I meant to post this to @mperham on twitter but it does not really fit in a tweet Quite a few times we have notice a “stuck” sidekiq. All the jobs in the queue appear to be “stuck” in a running state forever.
I managed to isolate what is causing it today and would like some tips on how to correct it. It appears the “identity” of job’s owner is determined based on hostname:PID
If you hang-up a processor Sidekiq “detects” that a hostname:PID
is not around about 20-30 seconds after its is terminated. When that happens it will clear all the jobs it thought that hostname:PID
owned.
However in a docker world we are able to do very quick restarts that very often maintain the same hostname:pid
after restart before Sidekiq detects that the old job processor died. This sequence leaves us with jobs that appear to be running forever.

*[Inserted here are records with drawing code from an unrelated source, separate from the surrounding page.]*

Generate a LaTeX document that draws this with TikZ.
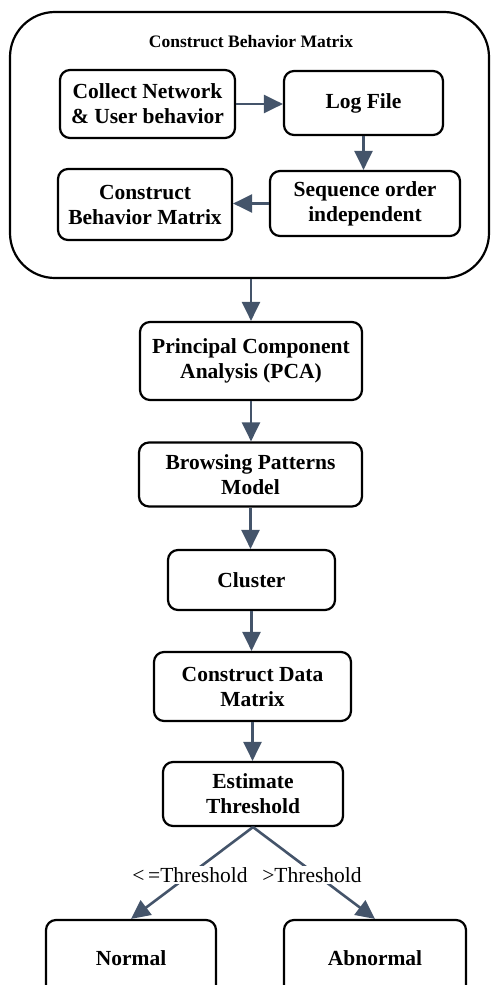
\documentclass[tikz,border=0pt]{standalone}
\usepackage{fontspec}
\setmainfont{Liberation Serif}
\usetikzlibrary{arrows.meta}
\definecolor{arrc}{HTML}{44546A}
\begin{document}
\begin{tikzpicture}[x=1pt,y=-1pt,
 box/.style={draw,line width=2.2pt,rounded corners=10pt,align=center,font=\fontsize{21.5}{25}\selectfont\bfseries,inner sep=0pt},
 arr/.style={draw=arrc,line width=2.6pt,-{Triangle[length=19pt,width=18pt]}},
 lab/.style={font=\fontsize{21.5}{24}\selectfont,fill=white,inner sep=1.5pt}]
\useasboundingbox (0,0) rectangle (491,985);
\clip (0,0) rectangle (491,985);
\node[draw,line width=2.2pt,rounded corners=45pt,minimum width=479pt,minimum height=266pt] (outer) at (249.5,145) {};
\node[font=\fontsize{17.5}{20}\selectfont\bfseries] (title) at (251,42) {Construct Behavior Matrix};
\node[box,minimum width=175pt,minimum height=68pt] (collect) at (147.5,104) {Collect Network\\\& User behavior};
\node[box,minimum width=159pt,minimum height=64pt] (log) at (363.5,103) {Log File};
\node[box,minimum width=190pt,minimum height=65pt] (seq) at (365,203.5) {Sequence order\\independent};
\node[box,minimum width=174pt,minimum height=71pt] (cbm) at (145,204.5) {Construct\\Behavior Matrix};
\node[box,minimum width=222pt,minimum height=78pt] (pca) at (251,361) {Principal Component\\Analysis (PCA)};
\node[box,minimum width=223pt,minimum height=64pt] (brow) at (250.5,474.5) {Browsing Patterns\\Model};
\node[box,minimum width=167pt,minimum height=60pt] (clus) at (251.5,580) {Cluster};
\node[box,minimum width=197pt,minimum height=69pt] (cdm) at (252.5,686.5) {Construct Data\\Matrix};
\node[box,minimum width=180pt,minimum height=64pt] (est) at (253,794) {Estimate\\Threshold};
\node[box,minimum width=170pt,minimum height=76pt] (normal) at (131,958) {Normal};
\node[box,minimum width=182pt,minimum height=76pt] (abn) at (375,958) {Abnormal};
\draw[arr] (collect.east) -- (collect.east -| log.west);
\draw[arr] (log.south) -- (log.south |- seq.north);
\draw[arr] (seq.west) -- (seq.west -| cbm.east);
\draw[arr] (pca.north |- outer.south) -- (pca.north);
\draw[arr] (pca.south) -- (pca.south |- brow.north);
\draw[arr] (brow.south) -- (brow.south |- clus.north);
\draw[arr] (clus.south) -- (clus.south |- cdm.north);
\draw[arr] (cdm.south) -- (cdm.south |- est.north);
\draw[arr] (est.south) -- (normal.north);
\draw[arr] (est.south) -- (abn.north);
\node[lab] (l1) at (190,875) {<\,=Threshold};
\node[lab] (l2) at (312,875) {>Threshold};
\end{tikzpicture}
\end{document}
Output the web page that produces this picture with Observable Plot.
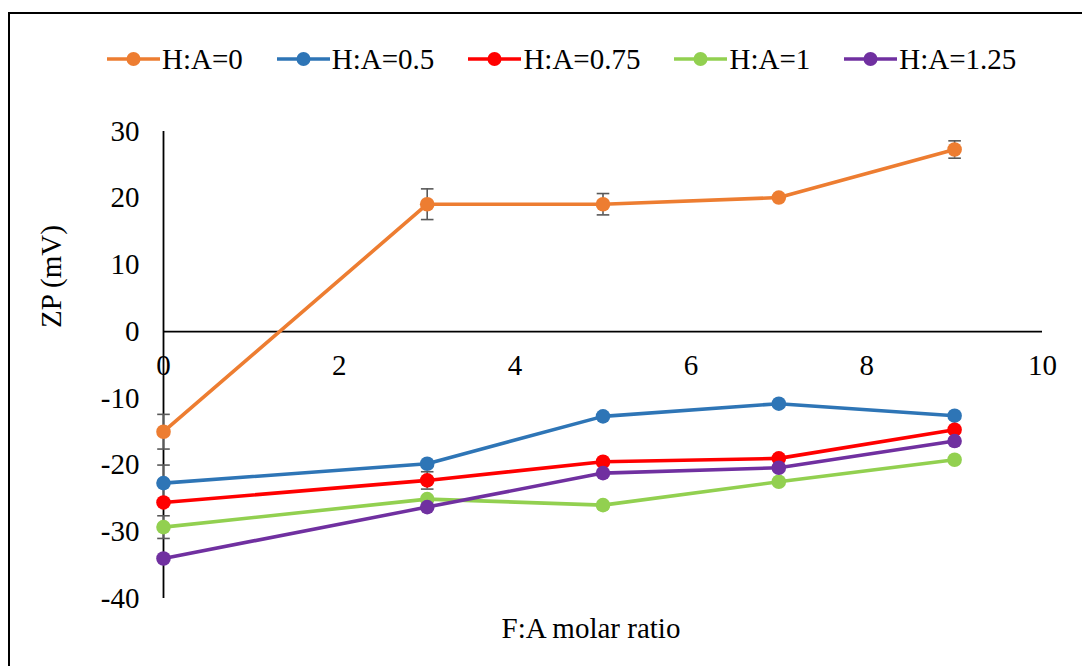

This issue has popped up many times on many customers and internally, but we never really picked up on the reason till now. I guess my questions are:
-
Can we amend sidekiq so it uses an additional piece of data for job processor identity, eg:
hostname:PID:guid
? -
Can we improve our shutdown sequence to cleanly clear the currently running jobs?
-
Any other ideas? (timeout can work here, but it will have a very delayed effect)
Note: we can not use any of the Sidekiq professional or enterprise features as we need the fix to apply to all Discourse open source users.